450,000 missed breast cancer screenings, 270 lives potentially shortened

pharmafile | May 2, 2018 | News story | Medical Communications Jeremy Hunt, NHS, UK, biotech, drugs, pharma, pharmaceutical 

An error in the automated system left 450,000 women without an invite for breast screening and Jeremy Hunt, the UK’s Health Secretary, said that 270 women may have had their lives shortened as a result.

The problem has been on-going since 2009 but has only recently been uncovered, after an Oxford University trial discovered that women were not being invited for final screening.

Women affected were between the ages of 68 and 71, with 309,000 women still being alive. The error was reportedly a computer algorithm that failed to invite women upon turning 70 for a breast screening.

Why it has taken close to a decade for the mistake to be discovered has not been addressed but all women affected will now be contacted by the end of month with an invitation to a screening.

The corrective invitations may come too late for some women, as Hunt acknowledged, who may already be suffering from breast cancer or in a terminal condition due to the missed screening.

Hunt said: “For them and others it is incredibly upsetting to know that you did not receive an invitation for screening at the correct time and totally devastating to hear you may have lost or be about to lose a loved one because of administrative incompetence.”

He added, “Irrespective of when the incident started, the fact is for many years oversight of our screening programme has not been good enough […] Many families will be deeply disturbed by these revelations, not least because there will be some people who receive a letter having had a recent diagnosis of breast cancer.”
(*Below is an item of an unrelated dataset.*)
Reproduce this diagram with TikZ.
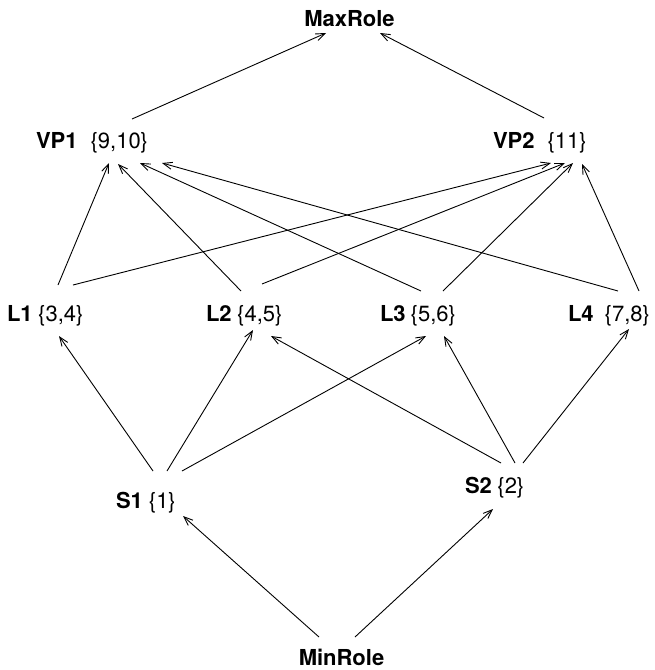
\documentclass[tikz,border=0pt]{standalone}
\usepackage{fontspec}
\setmainfont{TeX Gyre Heros}
\usetikzlibrary{arrows.meta}

\tikzset{
  role/.style={inner sep=0pt, outer sep=0pt, font=\fontsize{22}{26}\selectfont},
  edge/.style={line width=0.9pt, -{Straight Barb[length=9pt,width=7pt,line width=0.9pt]}},
}
% a role: bold name, a gap, then its set
\newcommand{\rolelabel}[3]{\textbf{#1}\hspace{#2}\{#3\}}

\begin{document}
\begin{tikzpicture}[x=1pt, y=-1pt]
\useasboundingbox (0,0) rectangle (655,670);

% roles of the lattice, placed by their text baselines
\node[role, anchor=base]      (maxrole) at (349.5,26)  {\textbf{MaxRole}};
\node[role, anchor=base west] (vp1)     at (36,148)    {\rolelabel{VP1}{13pt}{9,10}};
\node[role, anchor=base west] (vp2)     at (493,148)   {\rolelabel{VP2}{13pt}{11}};
\node[role, anchor=base west] (l1)      at (7,321)     {\rolelabel{L1}{5.5pt}{3,4}};
\node[role, anchor=base west] (l2)      at (206,321)   {\rolelabel{L2}{5.5pt}{4,5}};
\node[role, anchor=base west] (l3)      at (380,321)   {\rolelabel{L3}{5pt}{5,6}};
\node[role, anchor=base west] (l4)      at (568,321)   {\rolelabel{L4}{11pt}{7,8}};
\node[role, anchor=base west] (s1)      at (116,508.5) {\rolelabel{S1}{6pt}{1}};
\node[role, anchor=base west] (s2)      at (465,493.5) {\rolelabel{S2}{5.5pt}{2}};
\node[role, anchor=base]      (minrole) at (341.5,665.5) {\textbf{MinRole}};

% top level
\draw[edge] ([shift={(96,-29)}]vp1.base west) -- ([shift={(-23.5,7)}]maxrole.base);
\draw[edge] ([shift={(51,-30)}]vp2.base west) -- ([shift={(30.5,7)}]maxrole.base);

% L roles into VP1
\draw[edge] ([shift={(51,-36)}]l1.base west) -- ([shift={(73,15)}]vp1.base west);
\draw[edge] ([shift={(35,-30)}]l2.base west) -- ([shift={(82,16)}]vp1.base west);
\draw[edge] ([shift={(41,-30)}]l3.base west) -- ([shift={(104,15)}]vp1.base west);
\draw[edge] ([shift={(50,-30)}]l4.base west) -- ([shift={(126,15)}]vp1.base west);

% L roles into VP2
\draw[edge] ([shift={(66,-36)}]l1.base west) -- ([shift={(58,15)}]vp2.base west);
\draw[edge] ([shift={(56,-37)}]l2.base west) -- ([shift={(72,15)}]vp2.base west);
\draw[edge] ([shift={(63,-30)}]l3.base west) -- ([shift={(80,15)}]vp2.base west);
\draw[edge] ([shift={(71,-30)}]l4.base west) -- ([shift={(89,16)}]vp2.base west);

% S roles into L roles
\draw[edge] ([shift={(37,-37.5)}]s1.base west) -- ([shift={(52,15)}]l1.base west);
\draw[edge] ([shift={(51,-37.5)}]s1.base west) -- ([shift={(47,9)}]l2.base west);
\draw[edge] ([shift={(66,-37.5)}]s1.base west) -- ([shift={(46,15)}]l3.base west);
\draw[edge] ([shift={(36,-30.5)}]s2.base west) -- ([shift={(65,15)}]l2.base west);
\draw[edge] ([shift={(50,-30.5)}]s2.base west) -- ([shift={(64,15)}]l3.base west);
\draw[edge] ([shift={(58,-30.5)}]s2.base west) -- ([shift={(61,8)}]l4.base west);

% bottom level
\draw[edge] ([shift={(-22.5,-28.5)}]minrole.base) -- ([shift={(67,7.5)}]s1.base west);
\draw[edge] ([shift={(13.5,-28.5)}]minrole.base) -- ([shift={(28,15.5)}]s2.base west);
\end{tikzpicture}
\end{document}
Hunt also announced that there would be an independent inquiry set up to find out the reasons behind the administrative failure.

Professor Helen Stokes-Lampard, Chair of the Royal College of GPs, said: “The national breast screening programme has potentially saved thousands of lives since its inception – last year alone, over 18,000 cancers were detected as a result of the programme, which might not have been detected as early otherwise.

“We are shocked to learn that hundreds of thousands of women in England have missed out on their opportunity for breast screening – and the implications for GPs and our teams will potentially be significant, as patients seek reassurance and to find out where they go from here.”